## Objective
Go through the data below and copy it exactly, skipping every picture.
─── Provided material
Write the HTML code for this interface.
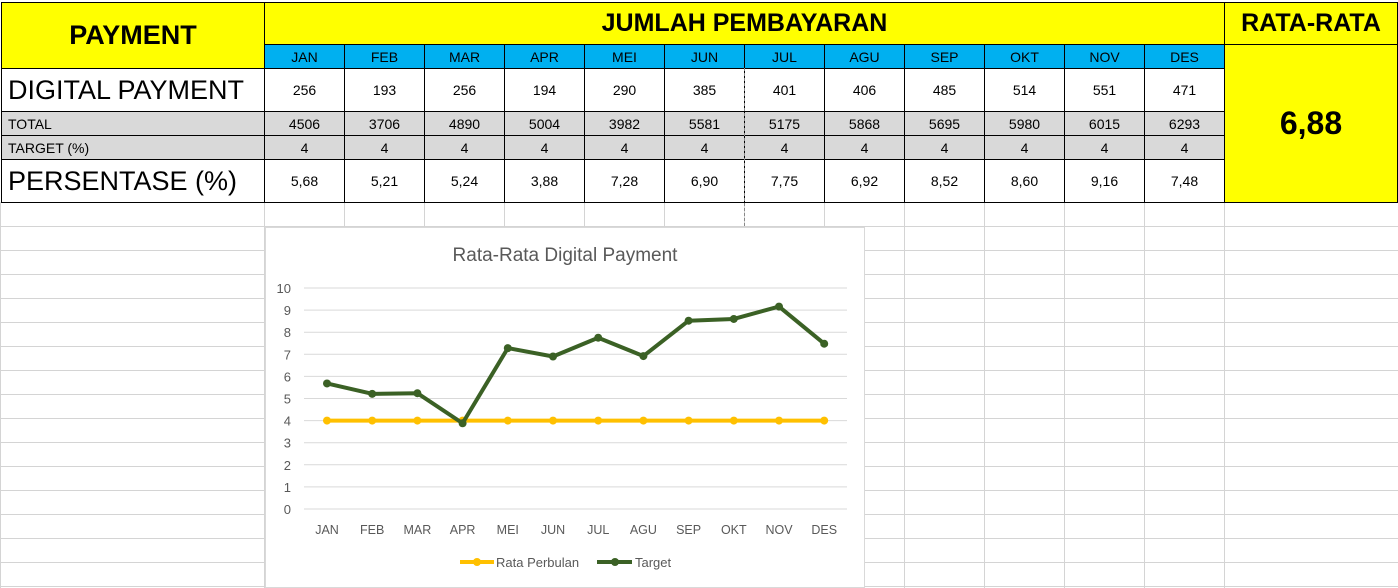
<!DOCTYPE html>
<html><head><meta charset="utf-8">
<style>
body{margin:0;width:1398px;height:588px;overflow:hidden;background:#fff;font-family:"Liberation Sans",sans-serif;position:relative}
.c{position:absolute;box-sizing:border-box;display:flex;align-items:center;justify-content:center;color:#000;white-space:nowrap}
.g{position:absolute;background:#d4d4d4}
</style></head>
<body>
<div id="sheet"></div>
<svg id="chart" style="position:absolute;left:265px;top:227px" width="600" height="361"></svg>
<script>
const months=["JAN","FEB","MAR","APR","MEI","JUN","JUL","AGU","SEP","OKT","NOV","DES"];
const digital=[256,193,256,194,290,385,401,406,485,514,551,471];
const totals=[4506,3706,4890,5004,3982,5581,5175,5868,5695,5980,6015,6293];
const targets=[4,4,4,4,4,4,4,4,4,4,4,4];
const persen=[5.68,5.21,5.24,3.88,7.28,6.90,7.75,6.92,8.52,8.60,9.16,7.48];
const yTicks=[0,1,2,3,4,5,6,7,8,9,10];
const S=document.getElementById('sheet');
function g(x,y,w,h){const d=document.createElement('div');d.className='g';d.style.cssText=`left:${x}px;top:${y}px;width:${w}px;height:${h}px`;


S.appendChild(d);}
for(let y=226;y<588;y+=24)g(0,y,1398,1);
for(let i=0;i<=13;i++){const x=i==0?264:(i==13?1224:264+i*80);g(x,202,1,386);}
g(0,202,1,386);
function cell(x,y,w,h,txt,css,name,inter){const d=document.createElement('div');d.className='c';d.style.cssText=`left:${x}px;top:${y}px;width:${w}px;height:${h}px;`+css;d.textContent=txt;


S.appendChild(d);return d;}
const B='border:1px solid #000;';
cell(1,2,264,67,'PAYMENT',B+'background:#ff0;font-weight:bold;font-size:27px;padding-bottom:0px','payment-header',true);
cell(264,2,961,43,'JUMLAH PEMBAYARAN',B+'background:#ff0;font-weight:bold;font-size:25px;justify-content:center','jumlah-header',true);
cell(1224,2,174,43,'RATA-RATA',B+'background:#ff0;font-weight:bold;font-size:25px','rata-header',true);
cell(1224,44,174,159,'6,88',B+'background:#ff0;font-weight:bold;font-size:32px','average-value',true);
const rows=[[68,44,'DIGITAL PAYMENT','#fff','font-size:27px',digital.map(String),'digital-payment'],
[111,25,'TOTAL','#d9d9d9','font-size:14px',totals.map(String),'total'],
[135,25,'TARGET (%)','#d9d9d9','font-size:14px',targets.map(String),'target'],
[159,44,'PERSENTASE (%)','#fff','font-size:27px',persen.map(v=>v.toFixed(2).replace('.',',')),'persentase']];
for(let i=0;i<12;i++)cell(264+i*80,44,81,25,months[i],B+'background:#00b0f0;font-size:14px','month-header-'+months[i].toLowerCase(),true);
rows.forEach(r=>{cell(1,r[0],264,r[1],r[2],B+`background:${r[3]};${r[4]};justify-content:flex-start;padding-left:6px`,r[6]+'-label',true);
for(let i=0;i<12;i++)cell(264+i*80,r[0],81,r[1],r[5][i],B+`background:${r[3]};font-size:14px`,r[6]+'-'+months[i].toLowerCase(),true);});
const dl=document.createElement('div');dl.style.cssText='position:absolute;left:744px;top:68px;height:158px;border-left:1px dashed #888';


S.appendChild(dl);
const NS='http://www.w3.org/2000/svg',C=document.getElementById('chart');
function el(t,a,name){const e=document.createElementNS(NS,t);for(const k in a)e.setAttribute(k,a[k]);


C.appendChild(e);return e;}
const ox=265,oy=227;
const xS=i=>327+i*45.2-ox, yS=v=>509-v*22.1-oy;
el('rect',{x:0.5,y:0.5,width:599,height:360,fill:'#fff',stroke:'#d9d9d9'},'chart-frame');
let t=el('text',{x:300,y:34,'text-anchor':'middle','font-size':19,fill:'#595959','font-family':'Liberation Sans'},'chart-title');t.textContent='Rata-Rata Digital Payment';
yTicks.forEach(v=>{el('line',{x1:39,x2:582,y1:yS(v),y2:yS(v),stroke:'#d9d9d9'},'y-gridline');
const tt=el('text',{x:26,y:yS(v)+5,'text-anchor':'end','font-size':13,fill:'#595959','font-family':'Liberation Sans'},'y-tick-label');tt.textContent=v;});
months.forEach((m,i)=>{const tt=el('text',{x:xS(i),y:307,'text-anchor':'middle','font-size':12.5,fill:'#595959','font-family':'Liberation Sans'},'x-tick-label');tt.textContent=m;});
function series(vals,col,name){el('polyline',{points:vals.map((v,i)=>xS(i)+','+yS(v)).join(' '),fill:'none',stroke:col,'stroke-width':4,'stroke-linejoin':'round'},name+'-line');
vals.forEach((v,i)=>el('circle',{cx:xS(i),cy:yS(v),r:4,fill:col},name+'-point'));}
series(targets,'#ffc000','rata-perbulan');
series(persen,'#3b6125','target');
el('line',{x1:195,x2:229,y1:335,y2:335,stroke:'#ffc000','stroke-width':4},'legend-rata-line');
el('circle',{cx:212,cy:335,r:4,fill:'#ffc000'},'legend-rata-marker');
t=el('text',{x:231,y:340,'font-size':13,fill:'#595959','font-family':'Liberation Sans'},'legend-rata-label');t.textContent='Rata Perbulan';
el('line',{x1:332,x2:367,y1:335,y2:335,stroke:'#3b6125','stroke-width':4},'legend-target-line');
el('circle',{cx:350,cy:335,r:4,fill:'#3b6125'},'legend-target-marker');
t=el('text',{x:370,y:340,'font-size':13,fill:'#595959','font-family':'Liberation Sans'},'legend-target-label');t.textContent='Target';
</script>
</body></html>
──────
## The completed task
Write the HTML code for this interface.
<!DOCTYPE html>
<html><head><meta charset="utf-8">
<style>
body{margin:0;width:1398px;height:588px;overflow:hidden;background:#fff;font-family:"Liberation Sans",sans-serif;position:relative}
.c{position:absolute;box-sizing:border-box;display:flex;align-items:center;justify-content:center;color:#000;white-space:nowrap}
.g{position:absolute;background:#d4d4d4}
</style></head>
<body>
<div id="sheet"></div>
<svg id="chart" style="position:absolute;left:265px;top:227px" width="600" height="361"></svg>
<script>
const months=["JAN","FEB","MAR","APR","MEI","JUN","JUL","AGU","SEP","OKT","NOV","DES"];
const digital=[256,193,256,194,290,385,401,406,485,514,551,471];
const totals=[4506,3706,4890,5004,3982,5581,5175,5868,5695,5980,6015,6293];
const targets=[4,4,4,4,4,4,4,4,4,4,4,4];
const persen=[5.68,5.21,5.24,3.88,7.28,6.90,7.75,6.92,8.52,8.60,9.16,7.48];
const yTicks=[0,1,2,3,4,5,6,7,8,9,10];
const S=document.getElementById('sheet');
function g(x,y,w,h){const d=document.createElement('div');d.className='g';d.style.cssText=`left:${x}px;top:${y}px;width:${w}px;height:${h}px`;


S.appendChild(d);}
for(let y=226;y<588;y+=24)g(0,y,1398,1);
for(let i=0;i<=13;i++){const x=i==0?264:(i==13?1224:264+i*80);g(x,202,1,386);}
g(0,202,1,386);
function cell(x,y,w,h,txt,css,name,inter){const d=document.createElement('div');d.className='c';d.style.cssText=`left:${x}px;top:${y}px;width:${w}px;height:${h}px;`+css;d.textContent=txt;


S.appendChild(d);return d;}
const B='border:1px solid #000;';
cell(1,2,264,67,'PAYMENT',B+'background:#ff0;font-weight:bold;font-size:27px;padding-bottom:0px','payment-header',true);
cell(264,2,961,43,'JUMLAH PEMBAYARAN',B+'background:#ff0;font-weight:bold;font-size:25px;justify-content:center','jumlah-header',true);
cell(1224,2,174,43,'RATA-RATA',B+'background:#ff0;font-weight:bold;font-size:25px','rata-header',true);
cell(1224,44,174,159,'6,88',B+'background:#ff0;font-weight:bold;font-size:32px','average-value',true);
const rows=[[68,44,'DIGITAL PAYMENT','#fff','font-size:27px',digital.map(String),'digital-payment'],
[111,25,'TOTAL','#d9d9d9','font-size:14px',totals.map(String),'total'],
[135,25,'TARGET (%)','#d9d9d9','font-size:14px',targets.map(String),'target'],
[159,44,'PERSENTASE (%)','#fff','font-size:27px',persen.map(v=>v.toFixed(2).replace('.',',')),'persentase']];
for(let i=0;i<12;i++)cell(264+i*80,44,81,25,months[i],B+'background:#00b0f0;font-size:14px','month-header-'+months[i].toLowerCase(),true);
rows.forEach(r=>{cell(1,r[0],264,r[1],r[2],B+`background:${r[3]};${r[4]};justify-content:flex-start;padding-left:6px`,r[6]+'-label',true);
for(let i=0;i<12;i++)cell(264+i*80,r[0],81,r[1],r[5][i],B+`background:${r[3]};font-size:14px`,r[6]+'-'+months[i].toLowerCase(),true);});
const dl=document.createElement('div');dl.style.cssText='position:absolute;left:744px;top:68px;height:158px;border-left:1px dashed #888';


S.appendChild(dl);
const NS='http://www.w3.org/2000/svg',C=document.getElementById('chart');
function el(t,a,name){const e=document.createElementNS(NS,t);for(const k in a)e.setAttribute(k,a[k]);


C.appendChild(e);return e;}
const ox=265,oy=227;
const xS=i=>327+i*45.2-ox, yS=v=>509-v*22.1-oy;
el('rect',{x:0.5,y:0.5,width:599,height:360,fill:'#fff',stroke:'#d9d9d9'},'chart-frame');
let t=el('text',{x:300,y:34,'text-anchor':'middle','font-size':19,fill:'#595959','font-family':'Liberation Sans'},'chart-title');t.textContent='Rata-Rata Digital Payment';
yTicks.forEach(v=>{el('line',{x1:39,x2:582,y1:yS(v),y2:yS(v),stroke:'#d9d9d9'},'y-gridline');
const tt=el('text',{x:26,y:yS(v)+5,'text-anchor':'end','font-size':13,fill:'#595959','font-family':'Liberation Sans'},'y-tick-label');tt.textContent=v;});
months.forEach((m,i)=>{const tt=el('text',{x:xS(i),y:307,'text-anchor':'middle','font-size':12.5,fill:'#595959','font-family':'Liberation Sans'},'x-tick-label');tt.textContent=m;});
function series(vals,col,name){el('polyline',{points:vals.map((v,i)=>xS(i)+','+yS(v)).join(' '),fill:'none',stroke:col,'stroke-width':4,'stroke-linejoin':'round'},name+'-line');
vals.forEach((v,i)=>el('circle',{cx:xS(i),cy:yS(v),r:4,fill:col},name+'-point'));}
series(targets,'#ffc000','rata-perbulan');
series(persen,'#3b6125','target');
el('line',{x1:195,x2:229,y1:335,y2:335,stroke:'#ffc000','stroke-width':4},'legend-rata-line');
el('circle',{cx:212,cy:335,r:4,fill:'#ffc000'},'legend-rata-marker');
t=el('text',{x:231,y:340,'font-size':13,fill:'#595959','font-family':'Liberation Sans'},'legend-rata-label');t.textContent='Rata Perbulan';
el('line',{x1:332,x2:367,y1:335,y2:335,stroke:'#3b6125','stroke-width':4},'legend-target-line');
el('circle',{cx:350,cy:335,r:4,fill:'#3b6125'},'legend-target-marker');
t=el('text',{x:370,y:340,'font-size':13,fill:'#595959','font-family':'Liberation Sans'},'legend-target-label');t.textContent='Target';
</script>
</body></html>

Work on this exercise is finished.